O principal é nunca deixar de pensar, seja de noite ou de dia”, diz o meu tio-avô do alto dos seus lúcidos cem anos

Procuramos ser sensatos, educados e prudentes. Somos empenhados, ponderados e obedientes. Discretos, fortes e seguros. Contidos. Desejamos tudo e não queremos perder nada. Pensamos, agimos e conquistamos. Somos organizados, bem-comportados e arrumados. Fazemos planos e acreditamos. Assumimos o risco, mas não arriscamos. Temos medo. Aceitamos. Procuramos sinais e olhamos o céu. Temos saudade. Damos beijos e abraços. Guardamos garrafas para ocasiões especiais que, entretanto, passam sem as abrirmos. Adormecemos e acordamos. Renascemos. Esperamos. Somos tudo e corremos para nada. Percorremos o tempo, mas somos momento. Paramos e recuamos. Recusamos e brigamos. Somos encontros do tempo desencontrado. Fora de tempo, antes do tempo ou depois do tempo. Cedo ou tarde demais. Sofremos. Questionamos. Guardamos. Cuidamos e amamos. Não nos libertamos e fugimos. Queremos e não podemos. Tememos. Desesperamos e cedemos. Brincamos com o fogo e queimamo-nos. Saramos feridas e abrimos outras. Não aprendemos. Caímos. Levantamo-nos. Construímos e destruímos. Perdemos e ganhamos. Somos controlo e descontrolo. Justos e injustos. Donos de nada e reféns de tudo. Somos conforto e desconforto. Inquietos, críticos e inteligentes. Inconformados, seguimos em frente. Corremos e não pensamos. Deixamos passar. Corremos muito. Receamos. Lembramos. Recebemos, damos e deixamos. Afastamo-nos e reaproximamo-nos. Estamos longe e estamos perto. Estamos aqui. Somos a rua onde crescemos e as pessoas com quem nos cruzamos. Somos os cheiros que nos marcam e alimentam a alma. A recordação e a memória. Somos instinto e pensamento: “É preciso pensar muito e em muitas coisas. O principal é nunca deixar de pensar, seja de noite ou de dia”, diz o meu tio-avô do alto dos seus lúcidos cem anos.

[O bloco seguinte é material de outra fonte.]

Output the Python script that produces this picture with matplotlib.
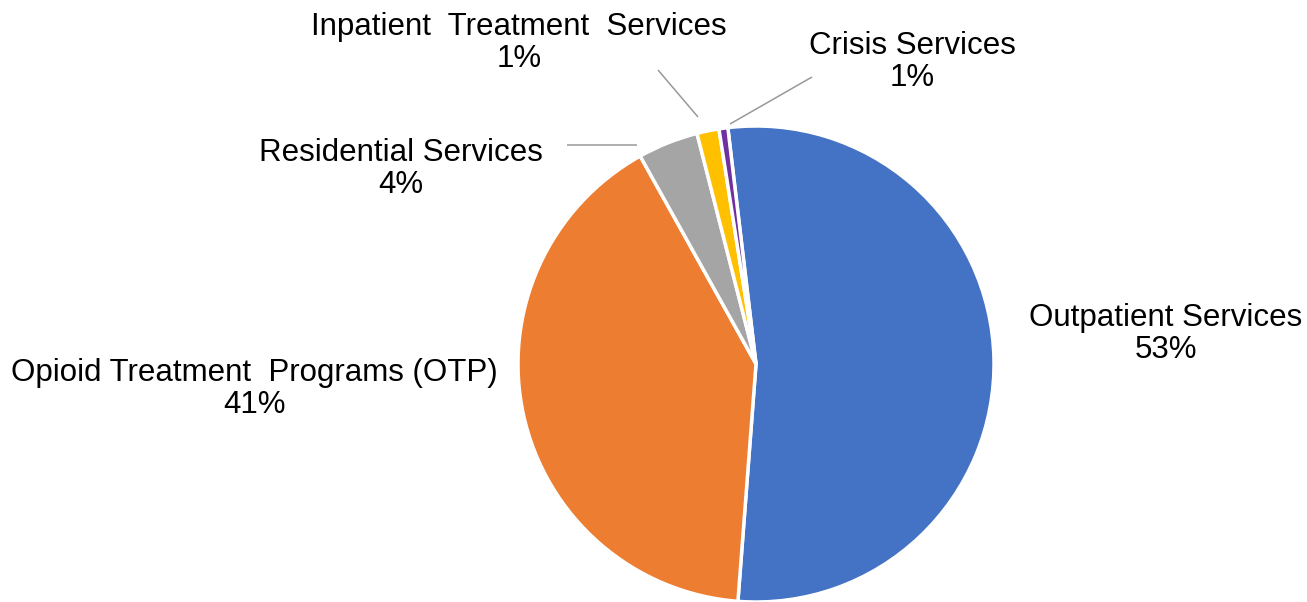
import matplotlib.pyplot as plt

# data (share of total, %)
categories = ['Outpatient Services', 'Opioid Treatment  Programs (OTP)',
              'Residential Services', 'Inpatient  Treatment  Services',
              'Crisis Services']
values = [53.1, 40.7, 4.1, 1.5, 0.6]
pct_labels = ['53%', '41%', '4%', '1%', '1%']
colors = ['#4472C4', '#ED7D31', '#A5A5A5', '#FFC000', '#7030A0']

W, H = 1307, 602
plt.rcParams['font.family'] = ['Liberation Sans', 'DejaVu Sans']

fig = plt.figure(figsize=(W / 100, H / 100), dpi=100)
ax = fig.add_axes([0, 0, 1, 1])

# pie in pixel space (y up)
cx, cy, r = 756, H - 364, 238
ax.pie(values, colors=colors, startangle=96.8, counterclock=False,
       center=(cx, cy), radius=r,
       wedgeprops=dict(edgecolor='white', linewidth=2.5))

# pie() resets limits, so set them afterwards
ax.set_xlim(0, W)
ax.set_ylim(0, H)
ax.set_aspect('equal')
ax.axis('off')

# label positions (pixel coords from top-left), leader lines
label_pos = [(1166, 334), (254, 389), (401, 169), (519, 43), (912, 62)]
leaders = {2: ((567, 145), (637, 145)),
           3: ((658, 70), (698, 117)),
           4: ((812, 77), (730, 124))}

for i, (name, pct) in enumerate(zip(categories, pct_labels)):
    x, y = label_pos[i]
    ax.text(x, H - y, f"{name}\n{pct}", ha='center', va='center',
            multialignment='center', fontsize=22.5, linespacing=1.08,
            color='#000000')
    if i in leaders:
        (x0, y0), (x1, y1) = leaders[i]
        ax.plot([x0, x1], [H - y0, H - y1], color='#999999', lw=1.1,
                solid_capstyle='butt')

fig.savefig('out.png', dpi=100)
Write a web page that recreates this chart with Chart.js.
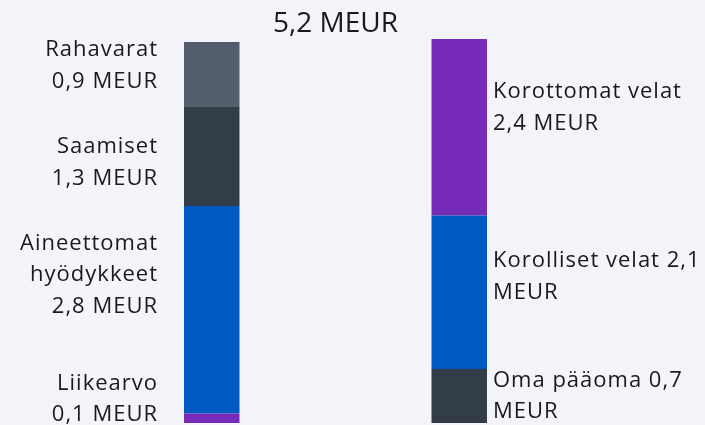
<!DOCTYPE html>
<html>
<head>
<meta charset="utf-8">
<script src="https://cdn.jsdelivr.net/npm/chart.js@4.4.1/dist/chart.umd.min.js"></script>
<style>
  html, body { margin: 0; padding: 0; background: #f4f5fa; }
  #wrap { width: 705px; height: 425px; position: relative; }
</style>
</head>
<body>
<div id="wrap"><canvas id="c"></canvas></div>
<script>
// ---- Data ----
const categories = ["Vastaavaa", "Vastattavaa"];
const totalLabel = "5,2 MEUR";
const yMax = 5.2;
// Left bar (assets), bottom to top
const assetNames = ["Liikearvo", "Aineettomat hyödykkeet", "Saamiset", "Rahavarat"];
const assetValues = [0.13, 2.81, 1.35, 0.87];
const assetLabelLines = [
  ["Liikearvo", "0,1 MEUR"],
  ["Aineettomat", "hyödykkeet", "2,8 MEUR"],
  ["Saamiset", "1,3 MEUR"],
  ["Rahavarat", "0,9 MEUR"]
];
// Right bar (liabilities), bottom to top
const liabNames = ["Oma pääoma", "Korolliset velat", "Korottomat velat"];
const liabValues = [0.73, 2.08, 2.39];
const liabLabelLines = [
  ["Oma pääoma 0,7", "MEUR"],
  ["Korolliset velat 2,1", "MEUR"],
  ["Korottomat velat", "2,4 MEUR"]
];

// ---- Styles ----
const assetColors = ["#772cb9", "#0058c2", "#333d47", "#525d6e"];
const liabColors = ["#333d47", "#0058c2", "#772cb9"];
// first-line baseline offset from segment centre (px)
const assetLabelOffsets = [-28.5, -60, -3, -18];
const liabLabelOffsets = [-9.5, -25, -29];
const FONT = "'Open Sans', 'Noto Sans', sans-serif";
const LABEL_SIZE = 22;
const LINE_H = 31.7;
const TEXT_COLOR = "#1a1a1a";

const datasets = [];
assetValues.forEach((v, i) => datasets.push({
  label: assetNames[i], data: [v, null], backgroundColor: assetColors[i],
  lines: assetLabelLines[i], side: "left", offset: assetLabelOffsets[i]
}));
liabValues.forEach((v, i) => datasets.push({
  label: liabNames[i], data: [null, v], backgroundColor: liabColors[i],
  lines: liabLabelLines[i], side: "right", offset: liabLabelOffsets[i]
}));
datasets.forEach(d => { d.borderWidth = 0; d.barPercentage = 0.2242; d.categoryPercentage = 1; });

const labelPlugin = {
  id: "segLabels",
  afterDatasetsDraw(chart) {
    const ctx = chart.ctx;
    ctx.save();
    ctx.fillStyle = TEXT_COLOR;
    ctx.font = `${LABEL_SIZE}px ${FONT}`;
    if ('letterSpacing' in ctx) ctx.letterSpacing = "1px";
    ctx.textBaseline = "alphabetic";
    chart.data.datasets.forEach((ds, di) => {
      const meta = chart.getDatasetMeta(di);
      const idx = ds.side === "left" ? 0 : 1;
      const el = meta.data[idx];
      if (!el) return;
      const props = el.getProps(["x", "y", "base", "width"], true);
      const cy = (props.y + props.base) / 2;
      let x;
      if (ds.side === "left") { ctx.textAlign = "right"; x = props.x - props.width / 2 - 26; }
      else { ctx.textAlign = "left"; x = props.x + props.width / 2 + 6; }
      ds.lines.forEach((t, li) => ctx.fillText(t, x, cy + ds.offset + li * LINE_H));
    });
    // total title centred over chart area
    ctx.textAlign = "center";
    ctx.font = `28px ${FONT}`;
    if ('letterSpacing' in ctx) ctx.letterSpacing = "0px";
    const ca = chart.chartArea;
    ctx.fillText(totalLabel, (ca.left + ca.right) / 2, 32);
    ctx.restore();
  }
};

new Chart(document.getElementById("c"), {
  type: "bar",
  data: { labels: categories, datasets },
  options: {
    responsive: true,
    maintainAspectRatio: false,
    animation: false,
    layout: { padding: { left: 88, right: 122, top: 39, bottom: 2 } },
    plugins: { legend: { display: false }, title: { display: false }, tooltip: { enabled: false } },
    scales: {
      x: { stacked: true, display: false },
      y: { stacked: true, display: false, min: 0, max: yMax }
    }
  },
  plugins: [labelPlugin]
});
</script>
</body>
</html>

E os anos passam. É assim o tempo que passa. Somos vida e somos tempo. Somos muito e somos pouco. Somos nada. E tarde ou cedo acaba. Morremos. Sim, morremos. A morte: a única coisa que sempre me assustou e que tive de respeitar para além de toda a minha rebeldia. Tive mesmo. Chorei e tive medo. Ainda tenho. Rezei. Lutei. Procurei fugir da morte nas palavras e nos pensamentos, mas cruzei-me com ela, chocámos de frente. Perdi, assumo que perdi. Questionei. Tive de aceitar, mas não me rendi e vivo para além dela. Recuso firme e convictamente o luto, mas assumo friamente a luz que se apaga, como aceito o tempo que passa. Tenho de aceitar o fim daquela rua onde cresci, agora sem aquelas pessoas que passavam, que subiam e desciam, numa intensidade carregada de vida verdadeira. Vão partindo e a rua, triste, chora agora as ausências. Procuro guardar o que recebi para o meu sempre que é tão pouco e que acaba, porque também sou tempo e não sou nada.

Ao meu querido amigo Abel, aquele abraço sentido de sempre, para além do tempo - o abraço da nossa vida e das nossas raízes naquela rua intensa onde me senti sempre mais perto de mim.